I’m pretty sure Wayne is not the “Greatest of All Time” and I’m also sure he’s not “The Greatest Rapper Alive” as long as that other Carter is breathing, but this is a legit collection of songs and the best thing to come out of an overall weak year for Hip-Hop.
Rick Majerus’s Top-5 Instant “O”ffense songs
Five: Sheek Louch-”Good Love”
This good times anthem reminds me of summer, the song sounds like getting off Exit 82 and driving down Rt. 37 to Seaside.
Four: T.I.-”Whatever U Like”
Even though I am adamantly opposed to the ideals presented in this song, I can’t deny it’s hotness in the bar/club/party setting.
Three: T-Pain feat. Lil’ Wayne-”Cant Believe It”
Autotune? check. Mispronounced States and Cities? Check. Lil’ Wayne mumbling? Check. Somehow it works.
Two: Ray J feat. Young Berg-”Sexy Can I”
This is the best example of two marginally talented artists collaborating to make a smash since J-Lo and Ja Rule got together almost a decade ago.
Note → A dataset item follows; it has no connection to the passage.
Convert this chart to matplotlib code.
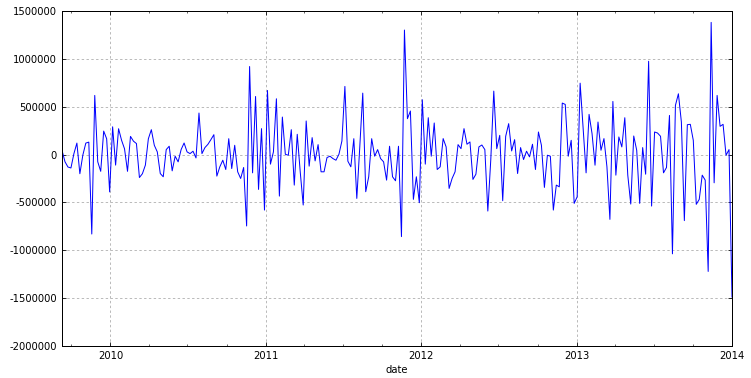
import matplotlib
matplotlib.use("Agg")
import matplotlib.pyplot as plt
import matplotlib.dates as mdates
from matplotlib.ticker import FuncFormatter, MultipleLocator
import pandas as pd

# weekly values, thousands
VALUES_K = [
    45, -75, -130, -140, 10, 120, -200, -5, 120, 130,
    -830, 618, -75, -175, 245, 165, -390, 290, -110, 270,
    150, 60, -175, 190, 140, 115, -240, -200, -110, 165,
    260, 97, 28, -198, -232, 52, 87, -170, -17, -76,
    52, 121, 28, 10, 35, -35, 434, 10, 73, 107,
    156, 208, -225, -128, -59, -156, 166, -146, 97, -180,
    -250, -135, -746, 920, -191, 607, -364, 271, -580, 670,
    -100, 28, 583, -434, 392, 3, -7, 260, -319, 212,
    -180, -527, 351, -121, 177, -66, 104, -180, -180, -31,
    -17, -42, -59, 3, 142, 712, -69, -128, 166, -458,
    80, 642, -388, -232, 166, -17, 52, -42, -76, -267,
    87, -232, -274, 87, -857, 1301, 375, 455, -468, -232,
    -503, 573, -100, 385, -17, 330, -156, -128, 167, 80,
    -354, -250, -180, 104, 62, 271, 108, 132, -260, -205,
    80, 100, 52, -590, -50, 663, 62, 201, -482, 191,
    323, 38, 156, -198, 73, -52, 35, -24, 108, -156,
    236, 97, -343, -7, -17, -580, -319, -337, 538, 524,
    -17, 149, -510, -441, 746, 271, -191, 420, 219, -111,
    340, 45, 167, -128, -677, 555, -215, 184, 80, 385,
    -215, -517, 194, 45, -510, 73, -205, 975, -538, 236,
    225, 191, -191, -135, 409, -1037, 514, 635, 340, -690,
    312, 316, 149, -520, -468, -215, -267, -1221, 1381, -295,
    618, 295, 316, -7, 52, -1489,
]
END_DATE = "2014-01-01"
Y_TICKS = list(range(-2000000, 1500001, 500000))

plt.rcParams["axes.unicode_minus"] = False
plt.rcParams["font.size"] = 10

dates = pd.date_range(end=END_DATE, periods=len(VALUES_K), freq="7D")
series = pd.Series([v * 1000 for v in VALUES_K], index=dates)

fig = plt.figure(figsize=(751 / 72, 378 / 72), dpi=72)
ax = fig.add_axes([62 / 751, 1 - 346 / 378, 670 / 751, 335 / 378])
ax.plot(series.index, series.values, color="#0000ff", linewidth=1)

ax.set_xlim(series.index[0], series.index[-1])
ax.set_ylim(-2000000, 1500000)
ax.set_yticks(Y_TICKS)
ax.yaxis.set_major_formatter(FuncFormatter(lambda v, p: "%d" % v))
ax.xaxis.set_major_locator(mdates.YearLocator())
ax.xaxis.set_major_formatter(mdates.DateFormatter("%Y"))
ax.xaxis.set_minor_locator(mdates.MonthLocator(bymonth=[1, 4, 7, 10]))
ax.tick_params(which="both", direction="in", top=True, right=True)
ax.tick_params(which="major", length=4, pad=5)
ax.tick_params(which="minor", length=2)
ax.grid(True, which="major", color="#aaaaaa", linestyle=(0, (3, 3)), linewidth=0.8)
for s in ax.spines.values():
    s.set_linewidth(1)
ax.set_xlabel("date")

fig.savefig("out.png", dpi=72)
Also, this is the second best video Ray-J has ever made.
One: Lil’ Wayne-”Lollipop”
The hottest rapper of the year on a club track and “rapping” about oral sex, how could this not be huge?
Some Random Thoughts About Music in 2008
16 years ago Ice-T wanted to kill cops, now Lil’ Wayne wants to make love to them. I’m not saying this is evolution or devolution, I’m just saying.
Considering vets like Wu-Tang Clan, Bun B, EPMD and Scarface all put out albums better than LAX shouldn’t The Game apologize for that “You 38 and still rappin’...eww” line?
About 20 years ago the hottest MC’s in the game got together to call for peace and an end to the rampant violence in America’s inner cities, this year they got together to remind guys on the corner that they don’t have swagger like them...something I’m reasonably sure the guys on the corner already knew.
How did England (which is about 1/100th the size of the US) have one season of their equivalent of “American Idol” and come up with Leona Lewis, who is better than any person ever on our multiple seasons of the show.
It is a little ironic that at one point in the spring the hottest two songs on commercial radio where called “Silly” and “Foolish” which perfectly describes current climate in music.